The Buzz About Global Warming and Malaria
April 13, 2004
The World Health Organization (WHO) and the Intergovernmental Panel on Climate Change (IPCC) claim that recently increasing rates in malaria are caused by climate change. However, Roger Bate, director of the nonprofit organization Africa Fighting Malaria, says that failed policies of the WHO are to blame.
Over the past decade, dengue fever, yellow fever and malaria have increased worldwide, and the number of deaths from such diseases is expected to double by 2020. However, history suggests the increase is not likely due to global warming:
- During most of the 20th century, rainfall, not temperature, was a primary factor in malaria outbreaks in Africa.
- Malaria outbreaks in the 19th century occurred in much cooler regions such as Finland, Sweden and the Arctic Circle in Russia.

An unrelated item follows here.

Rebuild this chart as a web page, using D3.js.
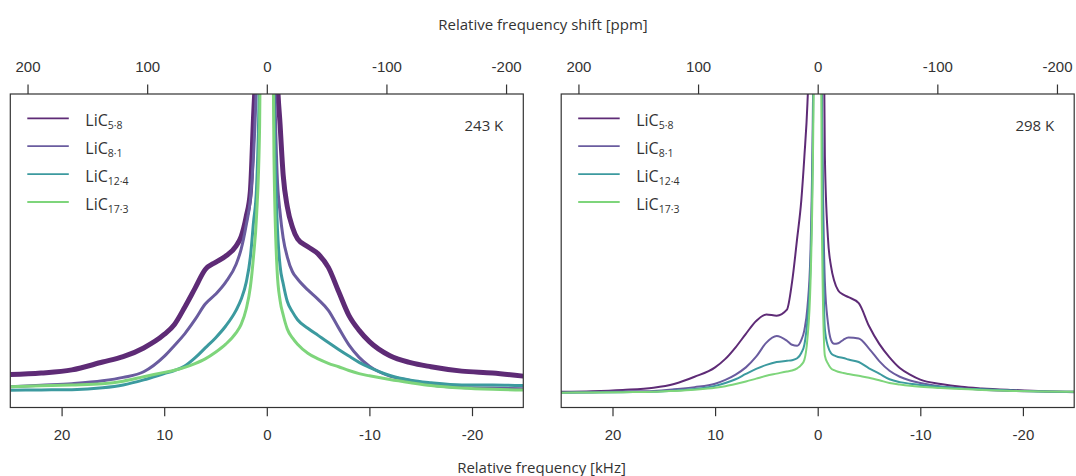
<!DOCTYPE html>
<html>
<head>
<meta charset="utf-8">
<script src="https://cdn.jsdelivr.net/npm/d3@7"></script>
<style>
  body { margin: 0; background: #fff; }
  svg { display: block; font-family: "Open Sans", "Noto Sans", sans-serif; }
  .axis text { font-size: 15px; fill: #333; }
  .axis line { stroke: #333; stroke-width: 1.2; }
  .axis path { display: none; }
</style>
</head>
<body>
<svg id="chart"></svg>
<script>
// frequency grid (kHz) that every series is read at
const freqGrid = [25, 22, 19, 16, 14, 12, 10, 9, 8, 7, 6, 5, 4, 3, 2.5, 2, 1.6, 1.3, 1.0, 0.7, 0.4, 0,
  -0.4, -0.7, -1.0, -1.3, -1.6, -2, -2.5, -3, -4, -5, -6, -7, -8, -9, -10, -12, -14, -16, -19, -22, -25];

const seriesNames = ['5·8', '8·1', '12·4', '17·3'];
const seriesColors = ['#5e2b76', '#6a5c9f', '#3c9a9f', '#7ed57b'];

// intensities (arbitrary units, 100 = top of frame), 243 K
const lic58_243 = [10.5, 11, 12, 14.5, 16.2, 19, 23.3, 26.5, 32, 38, 44, 46.3, 48.3, 51.5, 54.5, 61, 69, 92, 115, 160, 250, 350,
  250, 160, 108, 90, 74, 64, 57.5, 53.8, 51.3, 49, 44.7, 37, 29.4, 24.6, 21, 16.5, 14.3, 13, 11.6, 11, 10];
const lic81_243 = [6.6, 7.1, 7.6, 8.5, 9.6, 11.4, 16.3, 19.8, 23.5, 28, 33, 36.1, 40, 45.6, 50.5, 58.3, 66.5, 80, 105, 150, 240, 350,
  240, 120, 75, 62, 54, 48, 43.3, 41, 37.5, 34.5, 31, 25.4, 20, 16, 13.2, 10, 8.6, 7.2, 6.4, 6.2, 6.0];
const lic124_243 = [5.5, 5.6, 5.7, 6.3, 7.2, 8.8, 10.8, 11.8, 13.2, 15.8, 19, 22.2, 26, 31, 34.5, 40, 48, 59, 70, 110, 220, 350,
  220, 100, 60, 45, 39.5, 33.8, 30.5, 28, 25.3, 23, 20.7, 18.5, 16.4, 14.4, 12.8, 10.2, 8.7, 7.9, 7.2, 7.2, 7.0];
const lic173_243 = [6.6, 6.9, 7.2, 7.6, 8.4, 9.8, 11.2, 11.9, 12.8, 14, 15.5, 17.6, 20.2, 23.8, 26.5, 31.5, 38.5, 48, 61, 90, 200, 350,
  200, 80, 44, 34, 29.5, 25, 22.2, 20.2, 17.3, 15.5, 14.1, 13, 11.8, 10.8, 10.1, 8.9, 7.9, 7, 6.2, 5.8, 5.6];

// 298 K
const lic58_298 = [5.0, 5.2, 5.6, 6.3, 7.5, 9.8, 12.8, 15.5, 19.2, 23.5, 27.6, 29.7, 29.3, 31.2, 40, 54, 66, 80, 97, 130, 250, 400,
  200, 80, 54, 45, 40.5, 37.3, 36, 35.2, 33.3, 26, 20.3, 16, 12.6, 10.5, 8.9, 7.5, 6.6, 6.1, 5.6, 5.2, 5.0];
const lic81_298 = [4.7, 4.9, 5.1, 5.3, 5.8, 6.5, 7.6, 8.8, 10.5, 12.8, 16.2, 20.7, 22.8, 21.3, 20, 19.7, 21.5, 24.7, 32, 50, 120, 400,
  110, 40, 27, 21.5, 20.3, 20.5, 21.6, 22.3, 22, 18.8, 14.8, 11.7, 9.8, 8.6, 7.8, 6.7, 6.1, 5.7, 5.3, 5.1, 4.9];
const lic124_298 = [4.7, 4.8, 4.9, 5.0, 5.4, 5.9, 6.9, 7.8, 9.0, 10.7, 12.3, 13.6, 14.5, 14.9, 15.1, 15.7, 17.4, 20, 28, 45, 110, 400,
  100, 25, 19.5, 17.3, 16.6, 16.1, 15.8, 15.3, 14.5, 12.5, 10.8, 9, 8.1, 7.6, 7.2, 6.6, 6.1, 5.8, 5.4, 5.1, 5.0];
const lic173_298 = [4.7, 4.8, 4.9, 5.0, 5.3, 5.7, 6.3, 6.8, 7.5, 8.3, 9.2, 10.1, 10.8, 11.5, 11.8, 12.5, 13.6, 15.2, 22, 40, 100, 400,
  60, 16.5, 14, 12.5, 11.9, 11.4, 11, 10.7, 10.1, 9.5, 8.7, 7.8, 7.3, 6.9, 6.6, 6.2, 5.9, 5.6, 5.3, 5.1, 5.0];

const kHzTicks = [20, 10, 0, -10, -20];
const ppmTicks = [200, 100, 0, -100, -200];
const larmorMHz = 116.6;   // 7Li

const width = 1076, height = 476;
const svg = d3.select('#chart').attr('width', width).attr('height', height);

const panelW = 513, panelH = 313.5, panelTop = 94;

function drawPanel(x0, series, tempLabel, widths, id) {
  const g = svg.append('g').attr('transform', `translate(${x0},${panelTop})`);

  const x = d3.scaleLinear().domain([25, -25]).range([0, panelW]);
  const xPpm = d3.scaleLinear().domain([25000 / larmorMHz, -25000 / larmorMHz]).range([0, panelW]);
  const y = d3.scaleLinear().domain([0, 100]).range([panelH, 0]);

  g.append('clipPath').attr('id', id)
    .append('rect').attr('width', panelW).attr('height', panelH);

  const line = d3.line()
    .x((d, i) => x(freqGrid[i]))
    .y(d => y(d))
    .curve(d3.curveMonotoneX);

  g.append('g').attr('clip-path', `url(#${id})`)
    .selectAll('path')
    .data(series)
    .join('path')
      .attr('d', d => line(d))
      .attr('fill', 'none')
      .attr('stroke', (d, i) => seriesColors[i])
      .attr('stroke-width', (d, i) => widths[i])
      .attr('stroke-linejoin', 'round');

  g.append('rect')
    .attr('width', panelW).attr('height', panelH)
    .attr('fill', 'none').attr('stroke', '#333').attr('stroke-width', 1.2);

  g.append('g').attr('class', 'axis')
    .attr('transform', `translate(0,${panelH})`)
    .call(d3.axisBottom(x).tickValues(kHzTicks).tickSize(8.7).tickPadding(12.8).tickFormat(d => String(d)));

  g.append('g').attr('class', 'axis')
    .call(d3.axisTop(xPpm).tickValues(ppmTicks).tickSize(9.5).tickPadding(13).tickFormat(d => String(d)));

  // legend
  const leg = g.selectAll('.leg').data(seriesNames).join('g')
    .attr('class', 'leg')
    .attr('transform', (d, i) => `translate(17,${24.3 + i * 27.9})`);
  leg.append('line')
    .attr('x1', 0).attr('x2', 41.5)
    .attr('stroke', (d, i) => seriesColors[i]).attr('stroke-width', 1.8);
  const lt = leg.append('text')
    .attr('x', 58).attr('y', 7.5)
    .attr('font-size', 16).attr('fill', '#333');
  lt.append('tspan').text('LiC');
  lt.append('tspan').attr('font-size', 10.5).attr('dy', 3).text(d => d);

  g.append('text')
    .attr('x', panelW - 20).attr('y', 37)
    .attr('text-anchor', 'end')
    .attr('font-size', 15).attr('fill', '#333')
    .text(tempLabel);
}

drawPanel(10.3, [lic58_243, lic81_243, lic124_243, lic173_243], '243 K', [5, 3, 3, 3], 'clipA');
drawPanel(561.2, [lic58_298, lic81_298, lic124_298, lic173_298], '298 K', [2, 2, 2, 2], 'clipB');

svg.append('text')
  .attr('x', 543).attr('y', 29.5)
  .attr('text-anchor', 'middle').attr('font-size', 15).attr('fill', '#333')
  .text('Relative frequency shift [ppm]');

svg.append('text')
  .attr('x', 541.5).attr('y', 473.3)
  .attr('text-anchor', 'middle').attr('font-size', 15).attr('fill', '#333')
  .text('Relative frequency [kHz]');
</script>
</body>
</html>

- Malaria was also common in America in the 19th century, with outbreaks as far north as New York City and Minnesota.
Malaria epidemics drastically declined beginning in the 1960s with the use of the insecticide DDT in many parts of the world, as well as the development of improved health systems and more physical barriers between mosquitoes and humans:
- However, malaria cases rose dramatically in South Africa after officials banned DDT in 1996 in response to pressure from environmental groups.
- DDT was then reintroduced in South Africa in 2000, and infection rates declined by 85 percent in only eighteen months.
Bate suggests that massive spraying of insecticide in the developing world would greatly reduce the reduce malaria, possibly even eradicating the disease.